After deciding close calls on the field since 1876, baseball opens a high-tech control room in New York this weekend where the fates of batters, pitchers, runners and fielders will be decided by umpires up to 2,600 miles away.
Starting with the Los Angeles Dodgers’ game at the San Diego Padres on Sunday night, the U.S. opener of the 2014 season, players, managers and fans will turn their attention to the ROC — the Replay Operations Center.
In a room of just under 1,000 square feet, umpires and technicians will make the decisions that could decide games and championships.
More than $10 million has been spent wiring the 30 big league ballparks with Fiberlink cable that will transmit images from at least 12 cameras at every site. Major League Baseball said it will take just 400 milliseconds for each image to arrive at the ROC.
It’s an effort to prevent the type of botched calls that cost Detroit’s Armando Galarraga a perfect game in 2010.

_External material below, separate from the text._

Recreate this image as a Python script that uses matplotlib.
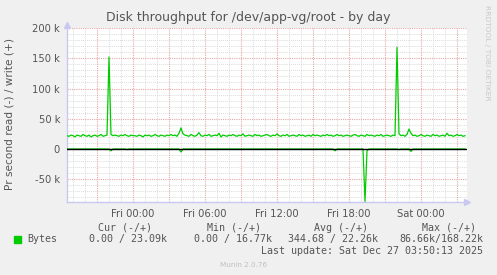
import matplotlib
matplotlib.use('Agg')
import matplotlib.pyplot as plt
import numpy as np

# hours relative to Fri 00:00, one sample every 10 minutes
start_hour = -5.5
samples_per_hour = 6

# write (+) in kB/s
write_k = [
    22, 21, 23, 22, 20, 23, 22, 21, 24, 22, 21, 23, 20, 22, 23, 21, 22, 24, 21, 22,
    23, 152, 24, 22, 23, 22, 21, 23, 22, 24, 22, 21, 23, 22, 22, 21, 23, 22, 20, 23,
    22, 23, 21, 22, 24, 22, 21, 23, 22, 21, 23, 22, 24, 22, 23, 21, 26, 35, 25, 23,
    22, 21, 24, 22, 21, 23, 27, 22, 21, 23, 22, 24, 21, 22, 23, 22, 26, 20, 23, 22,
    21, 23, 22, 24, 22, 21, 23, 22, 25, 21, 22, 23, 22, 21, 24, 22, 23, 21, 22, 23,
    24, 22, 21, 23, 22, 25, 22, 21, 23, 22, 24, 21, 22, 23, 22, 21, 24, 22, 23, 21,
    22, 23, 21, 24, 22, 23, 22, 21, 23, 22, 24, 22, 23, 21, 22, 24, 22, 23, 21, 22,
    23, 22, 21, 23, 24, 22, 21, 23, 22, 21, 24, 22, 23, 22, 21, 23, 22, 24, 21, 22,
    23, 22, 21, 23, 22, 168, 25, 22, 23, 21, 24, 33, 26, 22, 23, 21, 22, 24, 22, 21,
    23, 22, 21, 24, 22, 23, 21, 22, 23, 21, 26, 22, 23, 21, 22, 24, 22, 23, 21, 22,
]

# read (-) in kB/s
read_k = [
    0, 0, 0, 0, 0, 0, 0, 0, 0, 0, 0, 0, 0, 0, 0, 0, 0, 0, 0, 0,
    0, 0, 3, 0, 0, 0, 0, 0, 0, 0, 1, 0, 0, 0, 0, 0, 0, 0, 0, 0,
    0, 0, 0, 0, 0, 0, 0, 0, 0, 0, 0, 0, 0, 0, 0, 0, 0, 5, 0, 0,
    0, 0, 0, 0, 0, 0, 0, 0, 0, 0, 0, 0, 0, 0, 0, 0, 0, 0, 0, 0,
    0, 0, 0, 0, 0, 0, 0, 0, 0, 0, 0, 0, 0, 0, 0, 0, 0, 0, 0, 0,
    0, 0, 0, 0, 0, 0, 0, 0, 0, 0, 0, 0, 0, 0, 0, 0, 0, 0, 0, 0,
    0, 0, 0, 0, 0, 0, 0, 0, 0, 0, 0, 0, 0, 0, 3, 0, 0, 0, 0, 0,
    0, 0, 0, 0, 0, 0, 0, 0, 0, 86.66, 3, 0, 0, 0, 0, 0, 0, 0, 0, 0,
    0, 0, 0, 0, 0, 0, 1, 0, 0, 0, 0, 0, 4, 0, 0, 0, 0, 0, 0, 0,
    0, 0, 0, 0, 0, 0, 0, 0, 0, 0, 0, 0, 0, 0, 0, 0, 0, 0, 0, 0,
]

xtick_hours = [0, 6, 12, 18, 24]
xtick_labels = ['Fri 00:00', 'Fri 06:00', 'Fri 12:00', 'Fri 18:00', 'Sat 00:00']
ytick_vals = [-50000, 0, 50000, 100000, 150000, 200000]
ytick_labels = ['-50 k', '0', '50 k', '100 k', '150 k', '200 k']

legend_cols = ['Cur (-/+)', 'Min (-/+)', 'Avg (-/+)', 'Max (-/+)']
legend_vals = ['0.00 / 23.09k', '0.00 / 16.77k', '344.68 / 22.26k', '86.66k/168.22k']

hours = start_hour + np.arange(len(write_k)) / samples_per_hour
write = np.array(write_k) * 1000
read = -np.array(read_k) * 1000

W, H = 497, 275
fig = plt.figure(figsize=(W / 100, H / 100), dpi=100, facecolor='#f0f0f0')
ax = fig.add_axes([67 / W, 73 / H, 400 / W, 174 / H], facecolor='white')

x0, x1 = -5.5, -5.5 + 400 / 12
y0, y1 = -87600, 200000
ax.set_xlim(x0, x1)
ax.set_ylim(y0, y1)

# grid: minor gray every hour / 10k, major red every 3h / 50k
dot = (0, (1, 1))
for h in np.arange(-5, x1, 1):
    if h % 3 != 0:
        ax.axvline(h, color='#dcdcdc', lw=0.7, ls=dot, zorder=1)
for v in np.arange(-80000, 200001, 10000):
    if v % 50000 != 0:
        ax.axhline(v, color='#dcdcdc', lw=0.7, ls=dot, zorder=1)
for h in np.arange(-3, x1, 3):
    ax.axvline(h, color='#e8a8a8', lw=0.8, ls=dot, zorder=1)
for v in ytick_vals:
    ax.axhline(v, color='#e8a8a8', lw=0.8, ls=dot, zorder=1)

ax.plot(hours, write, color='#00cc00', lw=0.9, zorder=3)
ax.plot(hours, read, color='#00cc00', lw=0.9, zorder=3)
ax.axhline(0, color='black', lw=1, zorder=4)

for s in ['top', 'right']:
    ax.spines[s].set_visible(False)
for s in ['left', 'bottom']:
    ax.spines[s].set_color('#c8c8f0')
    ax.spines[s].set_linewidth(1)
ax.plot(1, 0, '>', color='#c8c8f0', ms=4, transform=ax.transAxes, clip_on=False)
ax.plot(0, 1.02, '^', color='#c8c8f0', ms=4, transform=ax.transAxes, clip_on=False)

txt = '#555555'
ax.set_xticks(xtick_hours)
ax.set_xticklabels(xtick_labels)
ax.set_yticks(ytick_vals)
ax.set_yticklabels(ytick_labels)
ax.tick_params(length=0, labelsize=7.2, colors=txt, pad=5)

fig.text(248 / W, 1 - 18 / H, 'Disk throughput for /dev/app-vg/root - by day',
         ha='center', va='center', fontsize=9.0, color=txt)
fig.text(10 / W, 1 - 114 / H, 'Pr second read (-) / write (+)', rotation=90,
         ha='center', va='center', fontsize=7.6, color=txt)
fig.text(487 / W, 1 - 5 / H, 'RRDTOOL / TOBI OETIKER', rotation=270,
         ha='center', va='top', fontsize=5.4, color='#c8c8c8')

mono = 'DejaVu Sans Mono'
fs = 7.2
col_x = [125, 234, 341, 449]
for cx, head in zip(col_x, legend_cols):
    fig.text(cx / W, 1 - 228 / H, head, ha='center', va='center',
             family=mono, fontsize=fs, color=txt)
val_right = [167, 272, 378, 483]
for rx, val in zip(val_right, legend_vals):
    fig.text(rx / W, 1 - 239 / H, val, ha='right', va='center',
             family=mono, fontsize=fs, color=txt)
fig.patches.append(plt.Rectangle((14 / W, 1 - 243 / H), 7 / W, 7 / H,
                                 transform=fig.transFigure, color='#00cc00'))
fig.text(27 / W, 1 - 239 / H, 'Bytes', ha='left', va='center',
         family=mono, fontsize=fs, color=txt)
fig.text(483 / W, 1 - 251 / H, 'Last update: Sat Dec 27 03:50:13 2025',
         ha='right', va='center', family=mono, fontsize=fs, color=txt)
fig.text(244 / W, 1 - 265 / H, 'Munin 2.0.76', ha='center', va='center',
         fontsize=5.2, color='#c0c0c0')

fig.savefig('out.png', dpi=100, facecolor=fig.get_facecolor())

“I’m happy for the managers,” said Joe Torre, an MLB executive vice president. “Maybe it will keep them from having one or two more sleepless nights if they are able to grab one and overturn it.”
Most valuable team
Forbes ranks the New York Yankees as baseball’s most valuable team for the 17th straight year. Forbes said Wednesday it estimates the Yankees are worth $2.5 billion, up 9 percent from last year. The Cleveland Indians are ranked 24th, with a value of $570 million. The Tampa Bay Rays, in 30th place, are valued at $485 million.
Royals: No concussion
Salvador Perez of the Kansas City Royals was hit in the helmet by a pitch and left the game in Peoria, Ariz., against San Diego. The Royals said Perez didn’t sustain a concussion. Perez relayed through the club that he’s “fine.” Last week, Perez hit the line drive that struck Cincinnati reliever Aroldis Chapman and caused facial fractures.